English singer-songwriter James Blake has taken to Twitter following the release of his latest single, urging his male fans to open up and talk about their struggles. The statement came in response to the backlash new track “Don’t Miss It” had faced, apparently due to the lyrics’ emotional and autobiographical content.
Though Blake opened the note by thanking fans for the “lovely response” the song had gotten, he made it clear that not everyone was happy with the track, which opens with the lyrics “the world has shut me out, if I give everything I’ll lose everything”. He noted that repeatedly, whenever he “would talk about [his] feelings in a song”, people were quick to label him a “sad boy”.
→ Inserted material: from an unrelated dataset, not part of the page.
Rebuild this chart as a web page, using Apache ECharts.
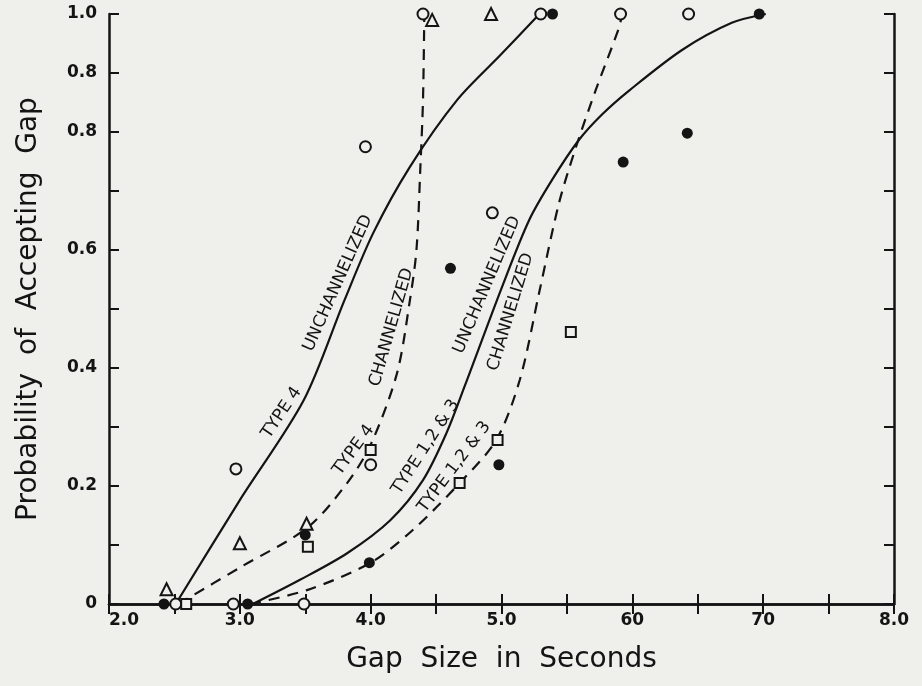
<!DOCTYPE html>
<html><head><meta charset="utf-8">
<script src="https://cdn.jsdelivr.net/npm/echarts@6/dist/echarts.min.js"></script>
<style>html,body{margin:0;padding:0;background:#efefec}#c{width:922px;height:686px}</style>
</head><body><div id="c"></div>
<script>
// Axis ticks and labels (as printed in the source figure)
const xTickValues = [2, 3, 4, 5, 6, 7, 8];
const xTickLabels = ['2.0', '3.0', '4.0', '5.0', '60', '70', '8.0'];
const yTickValues = [0, 0.2, 0.4, 0.6, 0.8, 0.9, 1.0];
const yTickLabels = ['0', '0.2', '0.4', '0.6', '0.8', '0.8', '1.0'];

// Observed points by marker type [gap seconds, probability]
const openCircles = [[2.51,0],[2.95,0],[2.97,0.229],[3.49,0],[4.0,0.236],[3.96,0.775],[4.93,0.663],[4.40,1.0],[5.30,1.0],[5.91,1.0],[6.43,1.0]];
const filledCircles = [[2.42,0],[3.06,0],[3.50,0.117],[3.99,0.07],[4.61,0.569],[4.98,0.236],[5.39,1.0],[5.93,0.749],[6.42,0.798],[6.97,1.0]];
const triangles = [[2.44,0.025],[3.0,0.103],[3.51,0.136],[4.47,0.99],[4.92,1.0]];
const squares = [[2.59,0],[3.52,0.097],[4.0,0.261],[4.68,0.205],[4.97,0.278],[5.53,0.461]];

// Fitted curves
const type4Unch = [[2.51,0],[3.0,0.176],[3.49,0.346],[3.80,0.515],[4.02,0.629],[4.30,0.741],[4.66,0.854],[4.99,0.93],[5.29,1.0]];
const type4Ch = [[2.53,0],[3.01,0.063],[3.52,0.13],[3.82,0.205],[4.0,0.27],[4.20,0.39],[4.30,0.515],[4.35,0.60],[4.38,0.741],[4.40,0.854],[4.41,1.0]];
const type123Unch = [[3.10,0],[3.46,0.041],[3.82,0.086],[4.15,0.142],[4.40,0.21],[4.58,0.29],[4.72,0.37],[5.0,0.535],[5.21,0.65],[5.39,0.72],[5.59,0.786],[5.77,0.83],[5.98,0.871],[6.38,0.939],[6.76,0.985],[7.02,1.0]];
const type123Ch = [[3.08,0],[3.52,0.024],[4.0,0.07],[4.32,0.125],[4.68,0.205],[4.96,0.278],[5.14,0.38],[5.29,0.53],[5.44,0.68],[5.57,0.775],[5.72,0.871],[5.90,0.978],[5.92,1.0]];

// Curve annotations: text, x, y, rotation
const curveLabels = [
  ['TYPE 4', 3.32, 0.324, 56],
  ['UNCHANNELIZED', 3.75, 0.544, 66],
  ['TYPE 4', 3.87, 0.261, 54],
  ['CHANNELIZED', 4.16, 0.469, 74],
  ['TYPE 1,2 & 3', 4.42, 0.266, 57],
  ['UNCHANNELIZED', 4.89, 0.541, 67],
  ['TYPE 1,2 & 3', 4.64, 0.232, 53],
  ['CHANNELIZED', 5.07, 0.495, 73]
];

const ink = '#141414';
const bg = '#efefec';
function lookup(vals, labs, v) {
  for (let i = 0; i < vals.length; i++) if (Math.abs(vals[i] - v) < 1e-6) return labs[i];
  return '';
}
const chart = echarts.init(document.getElementById('c'));
const markerBase = { type: 'scatter', clip: false, z: 5 };
const curveBase = { type: 'line', smooth: 0.3, symbol: 'none', z: 3, clip: false };
chart.setOption({
  backgroundColor: bg,
  animation: false,
  grid: { left: 109, right: 28, top: 14, bottom: 82 },
  xAxis: [{
    type: 'value', min: 2, max: 8, interval: 0.5, position: 'bottom',
    name: 'Gap  Size  in  Seconds', nameLocation: 'middle', nameGap: 42,
    nameTextStyle: { fontFamily: 'DejaVu Sans', fontSize: 28, color: ink },
    axisLine: { lineStyle: { color: ink, width: 2.5 } },
    axisTick: { inside: true, length: 10, lineStyle: { color: ink, width: 2 } },
    splitLine: { show: false },
    axisLabel: { formatter: v => lookup(xTickValues, xTickLabels, v), fontFamily: 'DejaVu Sans', fontWeight: 'bold', fontSize: 17, color: ink, margin: 8, alignMinLabel: 'left', showMinLabel: true, showMaxLabel: true }
  }, {
    type: 'value', min: 2, max: 8, interval: 0.5, position: 'top',
    axisLine: { lineStyle: { color: ink, width: 2.5 } },
    axisTick: { inside: true, length: 10, lineStyle: { color: ink, width: 2 } },
    axisLabel: { show: false }, splitLine: { show: false }
  }],
  yAxis: [{
    type: 'value', min: 0, max: 1, interval: 0.1, position: 'left',
    name: 'Probability  of  Accepting  Gap', nameLocation: 'middle', nameGap: 66,
    nameTextStyle: { fontFamily: 'DejaVu Sans', fontSize: 28, color: ink },
    axisLine: { lineStyle: { color: ink, width: 2.5 } },
    axisTick: { inside: true, length: 10, lineStyle: { color: ink, width: 2 } },
    splitLine: { show: false },
    axisLabel: { formatter: v => lookup(yTickValues, yTickLabels, v), fontFamily: 'DejaVu Sans', fontWeight: 'bold', fontSize: 17, color: ink, margin: 12 }
  }, {
    type: 'value', min: 0, max: 1, interval: 0.1, position: 'right',
    axisLine: { lineStyle: { color: ink, width: 2.5 } },
    axisTick: { inside: true, length: 10, lineStyle: { color: ink, width: 2 } },
    axisLabel: { show: false }, splitLine: { show: false }
  }],
  series: [
    Object.assign({}, curveBase, { name: 'Type 4 unchannelized', data: type4Unch, lineStyle: { color: ink, width: 2.2 } }),
    Object.assign({}, curveBase, { name: 'Type 4 channelized', data: type4Ch, lineStyle: { color: ink, width: 2.2, type: [11, 8] } }),
    Object.assign({}, curveBase, { name: 'Type 1,2 & 3 unchannelized', data: type123Unch, lineStyle: { color: ink, width: 2.2 } }),
    Object.assign({}, curveBase, { name: 'Type 1,2 & 3 channelized', data: type123Ch, lineStyle: { color: ink, width: 2.2, type: [11, 8] } }),
    Object.assign({}, markerBase, { name: 'open circle', data: openCircles, symbol: 'circle', symbolSize: 11, itemStyle: { color: bg, borderColor: ink, borderWidth: 2, opacity: 1 } }),
    Object.assign({}, markerBase, { name: 'filled circle', data: filledCircles, symbol: 'circle', symbolSize: 11, itemStyle: { color: ink, opacity: 1 } }),
    Object.assign({}, markerBase, { name: 'triangle', data: triangles, symbol: 'triangle', symbolSize: 12, itemStyle: { color: bg, borderColor: ink, borderWidth: 2, opacity: 1 } }),
    Object.assign({}, markerBase, { name: 'square', data: squares, symbol: 'rect', symbolSize: 10, itemStyle: { color: bg, borderColor: ink, borderWidth: 2, opacity: 1 } }),
    {
      type: 'scatter', name: 'labels', clip: false, z: 4, symbolSize: 0, silent: true,
      itemStyle: { opacity: 1 },
      data: curveLabels.map(d => ({ value: [d[1], d[2]], label: { formatter: d[0], rotate: d[3] } })),
      label: { show: true, position: 'inside', fontFamily: 'DejaVu Sans', fontSize: 17, color: ink, opacity: 1 }
    }
  ]
});
</script></body></html>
He went on to discuss exactly why he found the term problematic, citing the double-standard when it comes to male and female artists exploring their emotions through song. He said that to label his music ‘sad boy music’, when as a culture “we don’t ever question women discussing the things they are struggling with, contributes to the ever-disastrous historical stigmatisation of men expressing themselves emotionally.”
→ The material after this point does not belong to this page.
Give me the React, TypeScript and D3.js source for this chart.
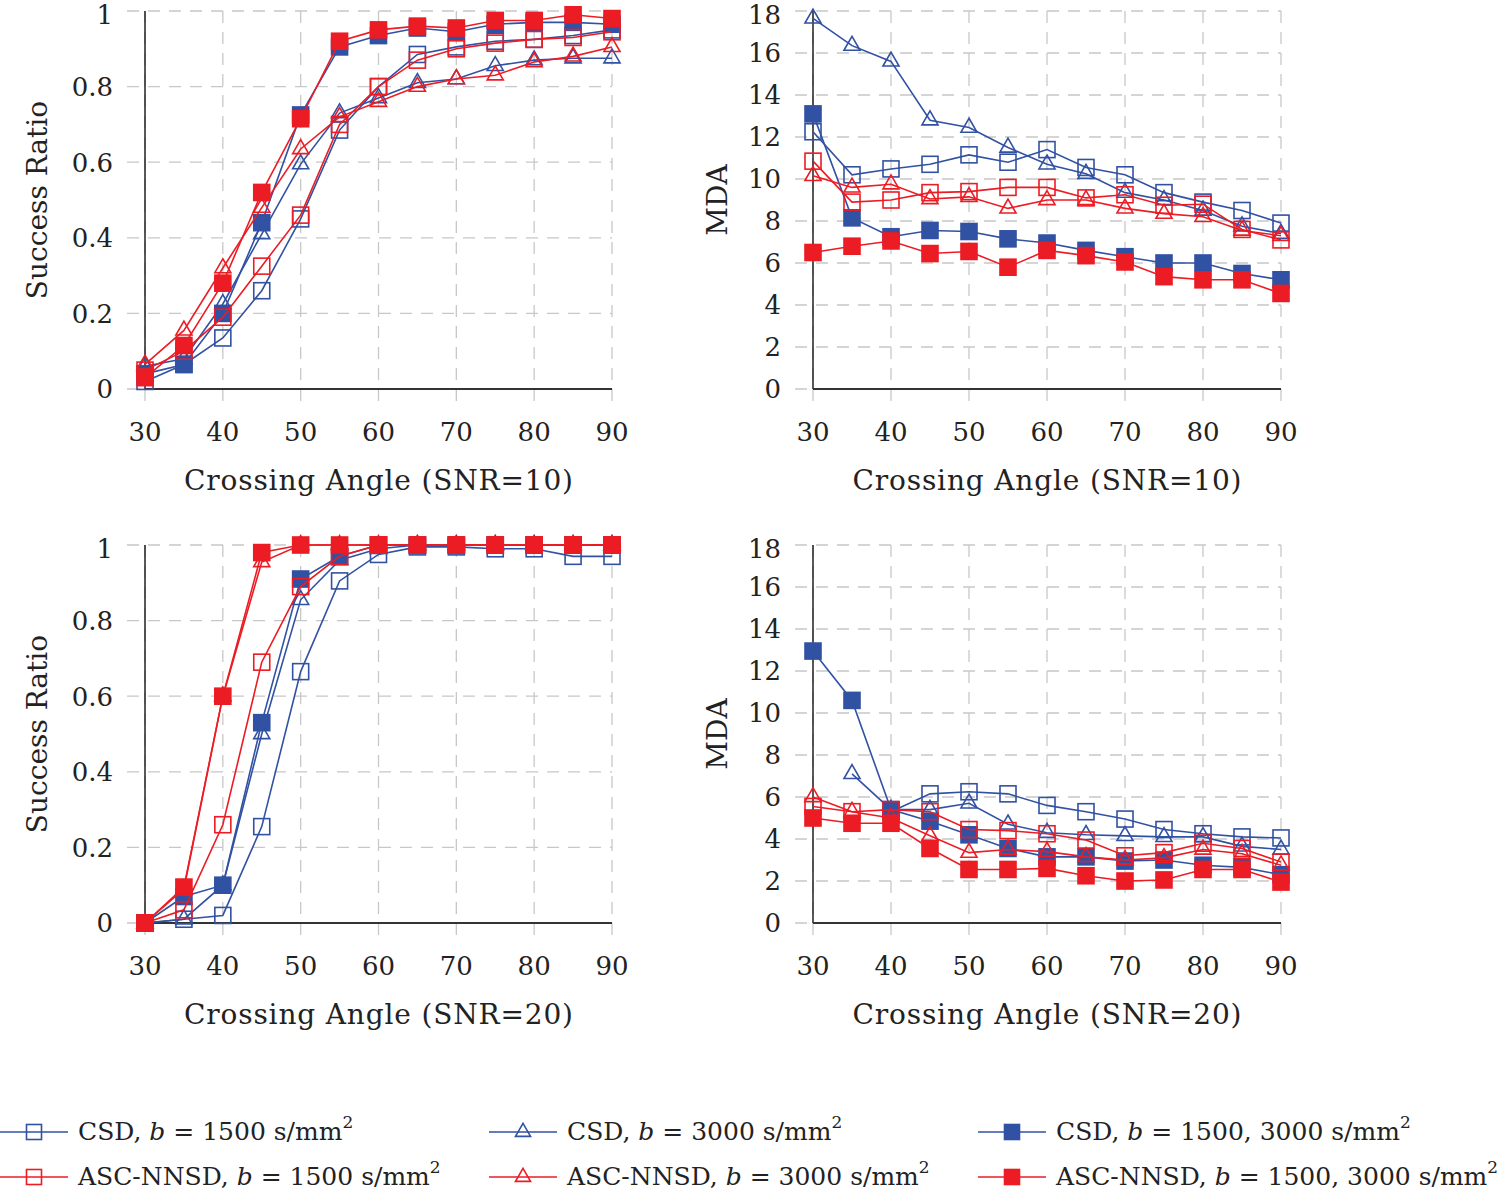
import React from 'react';
import * as d3 from 'd3';

const angles = [30, 35, 40, 45, 50, 55, 60, 65, 70, 75, 80, 85, 90];
const xTicks = [30, 40, 50, 60, 70, 80, 90];
const srTicks = [0, 0.2, 0.4, 0.6, 0.8, 1];
const mdaTicks = [0, 2, 4, 6, 8, 10, 12, 14, 16, 18];

// Success ratio, SNR=10
const sr10_csd1500 = [0.02, 0.065, 0.135, 0.26, 0.45, 0.685, 0.8, 0.885, 0.905, 0.92, 0.925, 0.935, 0.95];
const sr10_csd3000 = [0.06, 0.08, 0.225, 0.41, 0.595, 0.73, 0.77, 0.81, 0.82, 0.855, 0.87, 0.875, 0.875];
const sr10_csdBoth = [0.04, 0.065, 0.2, 0.44, 0.725, 0.905, 0.935, 0.955, 0.945, 0.965, 0.97, 0.97, 0.965];
const sr10_asc1500 = [0.05, 0.1, 0.19, 0.325, 0.46, 0.7, 0.8, 0.87, 0.9, 0.915, 0.925, 0.93, 0.945];
const sr10_asc3000 = [0.065, 0.155, 0.32, 0.48, 0.635, 0.72, 0.76, 0.8, 0.82, 0.83, 0.865, 0.88, 0.905];
const sr10_ascBoth = [0.03, 0.115, 0.28, 0.52, 0.715, 0.92, 0.95, 0.96, 0.955, 0.975, 0.975, 0.99, 0.98];

// MDA, SNR=10
const mda10_csd1500 = [12.25, 10.2, 10.48, 10.7, 11.15, 10.8, 11.4, 10.55, 10.2, 9.35, 8.9, 8.5, 7.9];
const mda10_csd3000 = [17.65, 16.35, 15.6, 12.8, 12.45, 11.5, 10.7, 10.25, 9.35, 9.0, 8.5, 7.75, 7.4];
const mda10_csdBoth = [13.1, 8.15, 7.25, 7.55, 7.5, 7.15, 6.95, 6.6, 6.3, 6.0, 6.0, 5.5, 5.2];
const mda10_asc1500 = [10.85, 8.9, 9.0, 9.35, 9.4, 9.6, 9.6, 9.1, 9.25, 8.75, 8.8, 7.6, 7.1];
const mda10_asc3000 = [10.15, 9.6, 9.75, 9.05, 9.15, 8.6, 9.0, 9.0, 8.6, 8.35, 8.2, 7.55, 7.3];
const mda10_ascBoth = [6.5, 6.8, 7.05, 6.45, 6.55, 5.8, 6.6, 6.35, 6.05, 5.35, 5.2, 5.2, 4.55];

// Success ratio, SNR=20
const sr20_csd1500 = [0, 0.01, 0.02, 0.255, 0.665, 0.905, 0.975, 0.995, 0.995, 0.99, 0.99, 0.97, 0.97];
const sr20_csd3000 = [0, 0.01, 0.1, 0.5, 0.855, 0.96, 0.99, 1, 1, 1, 1, 1, 1];
const sr20_csdBoth = [0, 0.07, 0.1, 0.53, 0.91, 0.97, 1, 1, 1, 1, 1, 1, 1];
const sr20_asc1500 = [0, 0.035, 0.26, 0.69, 0.89, 0.97, 1, 1, 1, 1, 1, 1, 1];
const sr20_asc3000 = [0, 0.09, 0.6, 0.955, 1, 1, 1, 1, 1, 1, 1, 1, 1];
const sr20_ascBoth = [0, 0.095, 0.6, 0.98, 1, 1, 1, 1, 1, 1, 1, 1, 1];

// MDA, SNR=20
const mda20_csd1500 = [null, null, 5.3, 6.15, 6.25, 6.15, 5.6, 5.3, 4.95, 4.45, 4.25, 4.1, 4.05];
const mda20_csd3000 = [null, 7.1, 5.4, 5.4, 5.7, 4.7, 4.3, 4.2, 4.15, 4.1, 4.1, 3.65, 3.5];
const mda20_csdBoth = [12.95, 10.6, 5.4, 4.85, 4.2, 3.55, 3.15, 3.15, 2.95, 3.0, 2.75, 2.65, 2.3];
const mda20_asc1500 = [5.55, 5.3, 5.4, 5.3, 4.45, 4.4, 4.25, 3.95, 3.2, 3.35, 3.8, 3.55, 2.9];
const mda20_asc3000 = [6.0, 5.3, 5.0, 4.15, 3.35, 3.5, 3.4, 3.15, 3.0, 3.1, 3.5, 3.3, 2.75];
const mda20_ascBoth = [5.0, 4.75, 4.75, 3.55, 2.55, 2.55, 2.6, 2.25, 2.0, 2.05, 2.55, 2.55, 1.95];

const BLUE = '#3151a3';
const RED = '#ec1c24';
const FONT = 'DejaVu Serif';

type Series = { color: string; marker: 'sqo' | 'tri' | 'sqf'; values: (number | null)[] };

const styles: { color: string; marker: 'sqo' | 'tri' | 'sqf' }[] = [
  { color: BLUE, marker: 'sqo' },
  { color: BLUE, marker: 'tri' },
  { color: BLUE, marker: 'sqf' },
  { color: RED, marker: 'sqo' },
  { color: RED, marker: 'tri' },
  { color: RED, marker: 'sqf' },
];

const mk = (vals: (number | null)[][]): Series[] => vals.map((v, i) => ({ ...styles[i], values: v }));

const legendNames = ['CSD', 'CSD', 'CSD', 'ASC-NNSD', 'ASC-NNSD', 'ASC-NNSD'];
const legendB = ['1500', '3000', '1500, 3000', '1500', '3000', '1500, 3000'];

function Marker({ type, x, y, color, s = 16 }: { type: string; x: number; y: number; color: string; s?: number }) {
  if (type === 'tri') {
    const r = s * 0.58;
    const p = `M${x},${y - r}L${x + r * 0.866},${y + r / 2}L${x - r * 0.866},${y + r / 2}Z`;
    return <path d={p} fill="none" stroke={color} strokeWidth={1.6} />;
  }
  const filled = type === 'sqf';
  return (
    <rect x={x - s / 2} y={y - s / 2} width={s} height={s} fill={filled ? color : 'none'} stroke={color} strokeWidth={1.6} />
  );
}

function Panel({ x0, x1, yTop, yBot, domain, ticks, fmt, yLabel, yLabelX, xLabel, series }: any) {
  const x = d3.scaleLinear().domain([30, 90]).range([x0, x1]);
  const y = d3.scaleLinear().domain(domain).range([yBot, yTop]);
  const line = d3
    .line<number | null>()
    .defined((d) => d !== null)
    .x((_, i) => x(angles[i]))
    .y((d) => y(d as number));
  const grid = '#c8c8c8';
  return (
    <g>
      {ticks.map((t: number) => (
        <line key={'h' + t} x1={x0 - 18} x2={x1} y1={y(t)} y2={y(t)} stroke={grid} strokeWidth={1.3} strokeDasharray="12 9" />
      ))}
      {xTicks.map((t) => (
        <line key={'v' + t} x1={x(t)} x2={x(t)} y1={yTop} y2={yBot + 16} stroke={grid} strokeWidth={1.3} strokeDasharray="12 9" />
      ))}
      <line x1={x0} x2={x0} y1={yTop} y2={yBot} stroke="#222" strokeWidth={1.5} />
      <line x1={x0} x2={x1} y1={yBot} y2={yBot} stroke="#333" strokeWidth={2} />
      {ticks.map((t: number) => (
        <text key={'yl' + t} x={x0 - 32} y={y(t) + (t === ticks[ticks.length - 1] ? 4 : 0)} dy="0.36em" textAnchor="end" fontFamily={FONT} fontSize={26} fill="#222">
          {fmt(t)}
        </text>
      ))}
      {xTicks.map((t) => (
        <text key={'xl' + t} x={x(t)} y={yBot + 52} textAnchor="middle" fontFamily={FONT} fontSize={26} fill="#222">
          {t}
        </text>
      ))}
      <text x={(x0 + x1) / 2} y={yBot + 101} textAnchor="middle" fontFamily={FONT} fontSize={28} fill="#222" textLength={389} lengthAdjust="spacing">
        {xLabel}
      </text>
      <text
        transform={`translate(${yLabelX},${(yTop + yBot) / 2}) rotate(-90)`}
        textAnchor="middle"
        fontFamily={FONT}
        fontSize={28}
        fill="#222"
      >
        {yLabel}
      </text>
      {series.map((s: Series, i: number) => (
        <g key={i}>
          <path d={line(s.values) || ''} fill="none" stroke={s.color} strokeWidth={1.6} />
          {s.values.map((v, j) =>
            v === null ? null : <Marker key={j} type={s.marker} x={x(angles[j])} y={y(v)} color={s.color} />
          )}
        </g>
      ))}
    </g>
  );
}

function Legend() {
  const cols = [0, 489, 978];
  const rows = [1132, 1177];
  return (
    <g>
      {styles.map((st, i) => {
        const col = i % 3;
        const row = Math.floor(i / 3);
        const lx = cols[col];
        const ly = rows[row];
        return (
          <g key={i}>
            <line x1={lx} x2={lx + 68} y1={ly} y2={ly} stroke={st.color} strokeWidth={1.6} />
            <Marker type={st.marker} x={lx + 34} y={ly} color={st.color} s={15} />
            <text x={lx + 78} y={ly + 8} fontFamily={FONT} fontSize={25} fill="#222">
              {legendNames[i]},{' '}
              <tspan fontStyle="italic">b</tspan> = {legendB[i]} s/mm
              <tspan dy={-12} fontSize={17}>2</tspan>
            </text>
          </g>
        );
      })}
    </g>
  );
}

export default function App() {
  const fmtSR = (t: number) => (t === 0 ? '0' : t === 1 ? '1' : String(t));
  const fmtM = (t: number) => String(t);
  return (
    <svg width={1500} height={1190} style={{ position: 'absolute', left: 0, top: 0, background: '#fff' }}>
      <rect width={1500} height={1190} fill="#fff" />
      <Panel x0={145} x1={612} yTop={11} yBot={389} domain={[0, 1]} ticks={srTicks} fmt={fmtSR}
        yLabel="Success Ratio" yLabelX={47} xLabel="Crossing Angle (SNR=10)"
        series={mk([sr10_csd1500, sr10_csd3000, sr10_csdBoth, sr10_asc1500, sr10_asc3000, sr10_ascBoth])} />
      <Panel x0={813} x1={1281} yTop={11} yBot={389} domain={[0, 18]} ticks={mdaTicks} fmt={fmtM}
        yLabel="MDA" yLabelX={727} xLabel="Crossing Angle (SNR=10)"
        series={mk([mda10_csd1500, mda10_csd3000, mda10_csdBoth, mda10_asc1500, mda10_asc3000, mda10_ascBoth])} />
      <Panel x0={145} x1={612} yTop={545} yBot={923} domain={[0, 1]} ticks={srTicks} fmt={fmtSR}
        yLabel="Success Ratio" yLabelX={47} xLabel="Crossing Angle (SNR=20)"
        series={mk([sr20_csd1500, sr20_csd3000, sr20_csdBoth, sr20_asc1500, sr20_asc3000, sr20_ascBoth])} />
      <Panel x0={813} x1={1281} yTop={545} yBot={923} domain={[0, 18]} ticks={mdaTicks} fmt={fmtM}
        yLabel="MDA" yLabelX={727} xLabel="Crossing Angle (SNR=20)"
        series={mk([mda20_csd1500, mda20_csd3000, mda20_csdBoth, mda20_asc1500, mda20_asc3000, mda20_ascBoth])} />
      <Legend />
    </svg>
  );
}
Please read. I’ve wanted to say this for a long time, and now seemed as good a time as any. pic.twitter.com/1fSPt7SJnx
— James Blake (@jamesblake) May 26, 2018
His note also touched on the problem of depression and suicide amongst men, and emphasised that talking about hardships is a strong thing to do, not at all “weak or soft” as men are so often lead to believe. He ended with an appeal to his male fans to “be vulnerable and open” saying: “there is no great victory in machismo and bravado in the end”.